Pick out each line containing the string "that" and copy it.
— BEGIN The records —
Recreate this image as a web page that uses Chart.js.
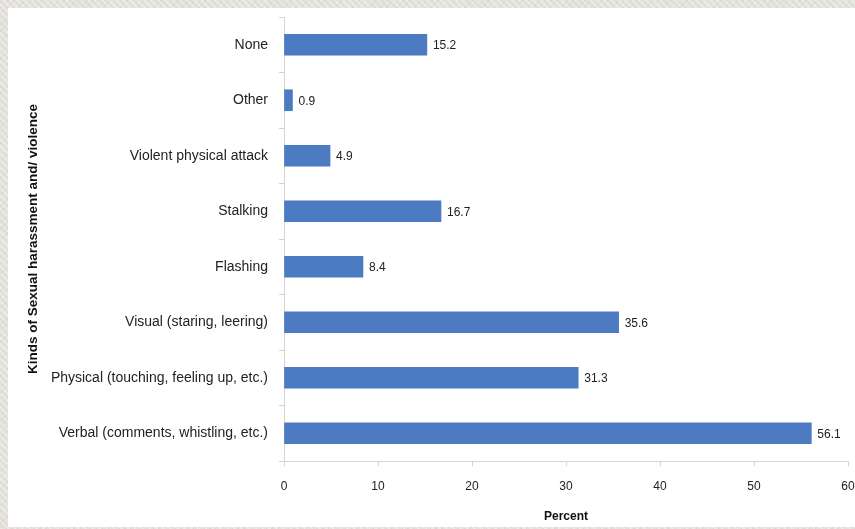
<!DOCTYPE html>
<html>
<head>
<meta charset="utf-8">
<script src="https://cdn.jsdelivr.net/npm/chart.js@4"></script>
<style>
  html,body{margin:0;padding:0;}
  body{
    width:855px;height:529px;overflow:hidden;
    background:#e4e1db;
    background-image:
      repeating-linear-gradient(45deg, rgba(255,255,255,.35) 0 2px, rgba(0,0,0,0) 2px 5px),
      repeating-linear-gradient(-45deg, rgba(0,0,0,.04) 0 1px, rgba(0,0,0,0) 1px 4px);
    position:relative;
  }
  #panel{position:absolute;left:8px;top:8px;width:847px;height:519px;background:#fff;}
</style>
</head>
<body>
<div id="panel"><canvas id="chart" width="847" height="519"></canvas></div>
<script>
// categories top to bottom, as shown
const categories = [
  'None',
  'Other',
  'Violent physical attack',
  'Stalking',
  'Flashing',
  'Visual (staring, leering)',
  'Physical (touching, feeling up, etc.)',
  'Verbal (comments, whistling, etc.)'
];
const percents = [15.2, 0.9, 4.9, 16.7, 8.4, 35.6, 31.3, 56.1];
const xTicks = [0, 10, 20, 30, 40, 50, 60];

const FONT = '"Liberation Sans", Arial, sans-serif';

// value labels at the end of each bar
const barLabels = {
  id:'barLabels',
  afterDatasetsDraw(chart){
    const {ctx} = chart;
    const meta = chart.getDatasetMeta(0);
    ctx.save();
    ctx.font = '12px ' + FONT;
    ctx.fillStyle = '#222';
    ctx.textAlign = 'left';
    ctx.textBaseline = 'middle';
    meta.data.forEach((bar, i) => {
      ctx.fillText(percents[i].toFixed(1), bar.x + 6, bar.y + 1);
    });
    ctx.restore();
  }
};

new Chart(document.getElementById('chart').getContext('2d'), {
  type:'bar',
  data:{
    labels: categories,
    datasets:[{
      data: percents,
      backgroundColor:'#4d7bc2',
      borderWidth:0,
      barThickness:21
    }]
  },
  options:{
    responsive:false, animation:false, indexAxis:'y',
    layout:{ padding:{ left:0, right:7, top:9, bottom:0 } },
    plugins:{ legend:{display:false}, tooltip:{enabled:false} },
    scales:{
      x:{
        min:0, max:60,
        afterBuildTicks: s => { s.ticks = xTicks.map(v => ({value:v})); },
        afterFit: s => { s.height = 66; s.paddingLeft = 0; s.paddingRight = 0; },
        ticks:{ color:'#222', font:{family:FONT, size:12}, padding:13 },
        grid:{ drawOnChartArea:false, color:'#d4d4d4', tickLength:5 },
        border:{ color:'#d4d4d4' },
        title:{ display:true, text:'Percent', color:'#111', font:{family:FONT, size:12, weight:'bold'}, padding:{top:4, bottom:3} }
      },
      y:{
        afterFit: s => { s.width = 276; s.paddingTop = 0; s.paddingBottom = 0; },
        ticks:{ color:'#222', font:{family:FONT, size:14}, padding:11 },
        grid:{ drawOnChartArea:false, color:'#d4d4d4', tickLength:5 },
        border:{ color:'#d4d4d4' },
        title:{ display:true, text:'Kinds of Sexual harassment and/ violence', color:'#111', font:{family:FONT, size:13.5, weight:'bold'}, padding:{top:17, bottom:4} }
      }
    }
  },
  plugins:[barLabels]
});
</script>
</body>
</html>
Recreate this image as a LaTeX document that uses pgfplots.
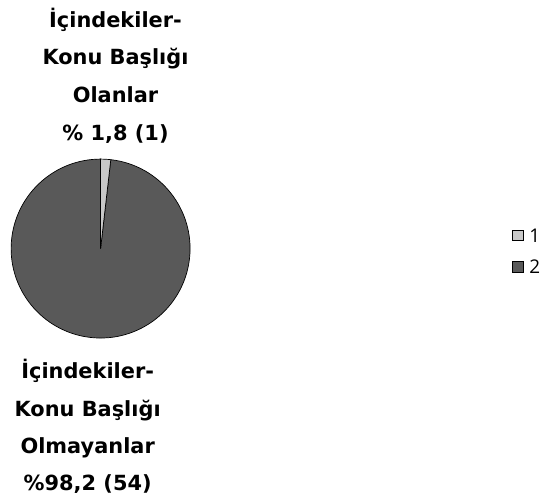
\documentclass[border=0pt]{standalone}
\usepackage{pgfplots}
\pgfplotsset{compat=1.18}
\usepackage{pgfplotstable}
\usepackage{fontspec}
\setmainfont{DejaVu Sans}
\newfontfamily\legfont{Open Sans}

\definecolor{sliceA}{HTML}{C8C8C8}
\definecolor{sliceB}{HTML}{595959}

% part, count (1 = with contents/headings, 2 = without)
\pgfplotstableread{
part count
1 1
2 54
}\piedata

\begin{document}
\pgfplotstablegetelem{0}{count}\of\piedata \let\ca\pgfplotsretval
\pgfplotstablegetelem{1}{count}\of\piedata \let\cb\pgfplotsretval
\pgfmathsetmacro\angA{90-360*\ca/(\ca+\cb)}
\begin{tikzpicture}
\begin{axis}[
    width=547pt, height=500pt, scale only axis,
    xmin=0, xmax=547, ymin=0, ymax=500,
    axis lines=none, clip=false,
]
\path (axis cs:0,0) rectangle (axis cs:547,500);
\fill[sliceB, draw=black, line width=0.7pt] (axis cs:98,250) -- ++(\angA:90pt)
    arc[start angle=\angA, end angle=-270, radius=90pt] -- cycle;
\fill[sliceA, draw=black, line width=0.7pt] (axis cs:98,250) -- ++(90:90pt)
    arc[start angle=90, end angle=\angA, radius=90pt] -- cycle;

% legend
\draw[fill=sliceA, line width=0.6pt] (axis cs:512,258) rectangle (axis cs:523,268);
\draw[fill=sliceB, line width=0.6pt] (axis cs:512,226) rectangle (axis cs:523,237);
\node[anchor=west, inner sep=0pt, font=\legfont\fontsize{19}{22}\selectfont]
    at (axis cs:529,263) {1};
\node[anchor=west, inner sep=0pt, font=\legfont\fontsize{19}{22}\selectfont]
    at (axis cs:529,232) {2};

\node[align=center, font=\bfseries\fontsize{21}{38}\selectfont]
    at (axis cs:113,424) {İçindekiler-\\Konu Başlığı\\Olanlar\\\% 1,8 (1)};
\node[align=center, font=\bfseries\fontsize{21}{37.5}\selectfont]
    at (axis cs:85,71) {İçindekiler-\\Konu Başlığı\\Olmayanlar\\\%98,2 (54)};
\end{axis}
\end{tikzpicture}
\end{document}
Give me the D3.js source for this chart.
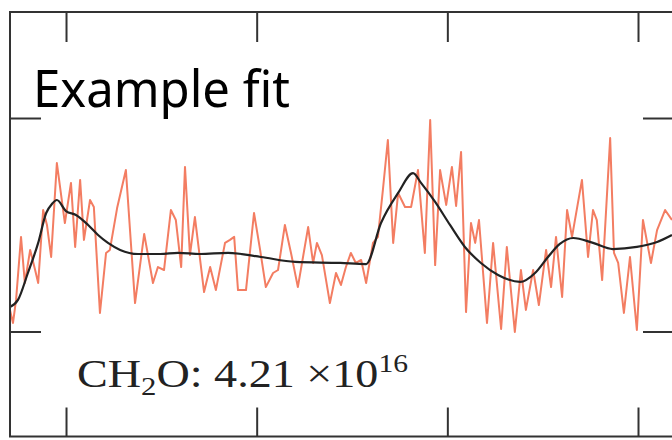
<!DOCTYPE html>
<html>
<head>
<meta charset="utf-8">
<script src="https://cdn.jsdelivr.net/npm/d3@7"></script>
<style>
  html, body { margin: 0; padding: 0; background: #fff; }
  svg { display: block; }
</style>
</head>
<body>
<svg id="chart" width="672" height="440"></svg>
<script>
// Measured spectrum (wavelength in nm, differential optical depth)
const wavelength = [
  328.53, 328.61, 328.69, 328.82, 328.92, 329.06, 329.19, 329.27, 329.40, 329.50,
  329.61, 329.76, 329.97, 330.13, 330.24, 330.37, 330.47, 330.63, 330.73, 330.89,
  331.05, 331.15, 331.34, 331.57, 331.81, 332.05, 332.28, 332.41, 332.57, 332.75,
  332.88, 333.02, 333.12, 333.25, 333.38, 333.62, 333.78, 333.93, 334.17, 334.30,
  334.41, 334.51, 334.72, 334.93, 335.09, 335.24, 335.43, 335.56, 335.74, 335.90,
  336.08, 336.35, 336.48, 336.58, 336.71, 336.92, 337.08, 337.21, 337.34, 337.47,
  337.60, 337.74, 337.87, 338.05, 338.18, 338.31, 338.44, 338.58, 338.71, 338.89,
  339.05, 339.23, 339.41, 339.55, 339.68, 339.81, 339.97, 340.12, 340.23, 340.36,
  340.49, 340.62, 340.73, 340.83, 341.04, 341.20, 341.41, 341.56, 341.77, 341.93,
  342.06, 342.25, 342.40, 342.59, 342.72, 342.85, 343.01, 343.14, 343.27, 343.53,
  343.69, 343.82, 343.92, 344.06, 344.27, 344.37, 344.48, 344.63, 344.79, 344.97,
  345.13, 345.34, 345.50, 345.71, 345.89
];
const measured = [
  0.101, 0.040, 0.148, 0.443, 0.227, 0.382, 0.288, 0.227, 0.569, 0.499,
  0.349, 0.789, 0.508, 0.696, 0.396, 0.710, 0.429, 0.616, 0.583, 0.087,
  0.368, 0.382, 0.578, 0.756, 0.133, 0.457, 0.227, 0.302, 0.288, 0.569,
  0.522, 0.302, 0.771, 0.358, 0.536, 0.185, 0.302, 0.194, 0.415, 0.429,
  0.443, 0.194, 0.194, 0.555, 0.382, 0.208, 0.274, 0.288, 0.499, 0.368,
  0.208, 0.489, 0.321, 0.415, 0.358, 0.133, 0.274, 0.218, 0.302, 0.368,
  0.321, 0.335, 0.227, 0.415, 0.443, 0.663, 0.897, 0.415, 0.649, 0.583,
  0.583, 0.756, 0.368, 0.991, 0.311, 0.756, 0.593, 0.771, 0.588, 0.841,
  0.091, 0.508, 0.415, 0.522, 0.040, 0.415, 0.012, 0.396, -0.002, 0.288,
  0.101, 0.288, 0.124, 0.382, 0.208, 0.443, 0.162, 0.569, 0.443, 0.710,
  0.349, 0.569, 0.522, 0.241, 0.906, 0.368, 0.321, 0.087, 0.349, 0.007,
  0.522, 0.321, 0.475, 0.569, 0.522
];

// Fitted CH2O cross-section model
const fitWavelength = [
  328.53, 328.74, 329.00, 329.27, 329.48, 329.63, 329.76, 330.00, 330.26, 330.58,
  330.84, 331.10, 331.42, 331.89, 332.47, 332.94, 333.51, 334.25, 335.11, 336.01,
  337.19, 337.87, 338.26, 338.71, 339.10, 339.31, 339.68, 340.07, 340.46, 340.88,
  341.33, 341.91, 342.30, 342.64, 342.95, 343.30, 343.82, 344.34, 344.97, 345.50,
  345.89
];
const fitted = [
  0.115, 0.148, 0.274, 0.415, 0.555, 0.597, 0.616, 0.564, 0.546, 0.499,
  0.452, 0.415, 0.382, 0.363, 0.363, 0.368, 0.363, 0.368, 0.349, 0.326,
  0.321, 0.316, 0.508, 0.649, 0.742, 0.696, 0.607, 0.499, 0.396, 0.321,
  0.265, 0.232, 0.274, 0.349, 0.410, 0.438, 0.415, 0.386, 0.396, 0.419,
  0.452
];

const xTicks = [330, 335, 340, 345];
const yTicks = [0, 1];
const title = "Example fit";
const species = "CH";
const speciesSub = "2";
const speciesEnd = "O";
const columnMantissa = "4.21";
const columnExponent = "16";

const svg = d3.select("#chart");
const frame = { left: 10, right: 674, top: 12, bottom: 436.5 };

const x = d3.scaleLinear().domain([328.531, 345.944]).range([frame.left, frame.right]);
const y = d3.scaleLinear().domain([-0.4918, 1.4965]).range([frame.bottom, frame.top]);

// Measured trace
svg.append("path")
  .datum(d3.zip(wavelength, measured))
  .attr("fill", "none")
  .attr("stroke", "#f37d62")
  .attr("stroke-width", 2)
  .attr("stroke-linejoin", "round")
  .attr("d", d3.line().x(d => x(d[0])).y(d => y(d[1])));

// Fitted model
svg.append("path")
  .datum(d3.zip(fitWavelength, fitted))
  .attr("fill", "none")
  .attr("stroke", "#222")
  .attr("stroke-width", 2.2)
  .attr("d", d3.line().curve(d3.curveMonotoneX).x(d => x(d[0])).y(d => y(d[1])));

// Frame with inward ticks on all four sides
const axisStyle = g => {
  g.select(".domain").remove();
  g.selectAll("text").remove();
  g.selectAll(".tick line").attr("stroke", "#333").attr("stroke-width", 2);
};
svg.append("g").attr("transform", `translate(0,${frame.top})`)
  .call(d3.axisBottom(x).tickValues(xTicks).tickSize(30).tickFormat(""))
  .call(axisStyle);
svg.append("g").attr("transform", `translate(0,${frame.bottom})`)
  .call(d3.axisTop(x).tickValues(xTicks).tickSize(29).tickFormat(""))
  .call(axisStyle);
svg.append("g").attr("transform", `translate(${frame.left},0)`)
  .call(d3.axisRight(y).tickValues(yTicks).tickSize(31).tickFormat(""))
  .call(axisStyle);
svg.append("g").attr("transform", `translate(${frame.right},0)`)
  .call(d3.axisLeft(y).tickValues(yTicks).tickSize(31).tickFormat(""))
  .call(axisStyle);

svg.append("rect")
  .attr("x", frame.left).attr("y", frame.top)
  .attr("width", frame.right - frame.left)
  .attr("height", frame.bottom - frame.top)
  .attr("fill", "none")
  .attr("stroke", "#333")
  .attr("stroke-width", 2);

// Title
svg.append("text")
  .attr("x", 33).attr("y", 107)
  .attr("font-family", "'Noto Sans', sans-serif")
  .attr("font-size", 51)
  .attr("fill", "#000")
  .attr("textLength", 257)
  .attr("lengthAdjust", "spacingAndGlyphs")
  .text(title);

// Retrieved column annotation
const label = svg.append("text")
  .attr("x", 77).attr("y", 387)
  .attr("font-family", "'Liberation Serif', serif")
  .attr("font-size", 39)
  .attr("fill", "#222")
  .attr("textLength", 331)
  .attr("lengthAdjust", "spacingAndGlyphs");
label.append("tspan").text(species);
label.append("tspan").attr("font-size", 26).attr("dy", 8).text(speciesSub);
label.append("tspan").attr("dy", -8).text(speciesEnd + ": " + columnMantissa + "  \u00d710");
label.append("tspan").attr("font-size", 25).attr("dy", -15).text(columnExponent);
</script>
</body>
</html>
— END The records —
Solved problem
Recreate this image as a web page that uses Chart.js.
Recreate this image as a LaTeX document that uses pgfplots.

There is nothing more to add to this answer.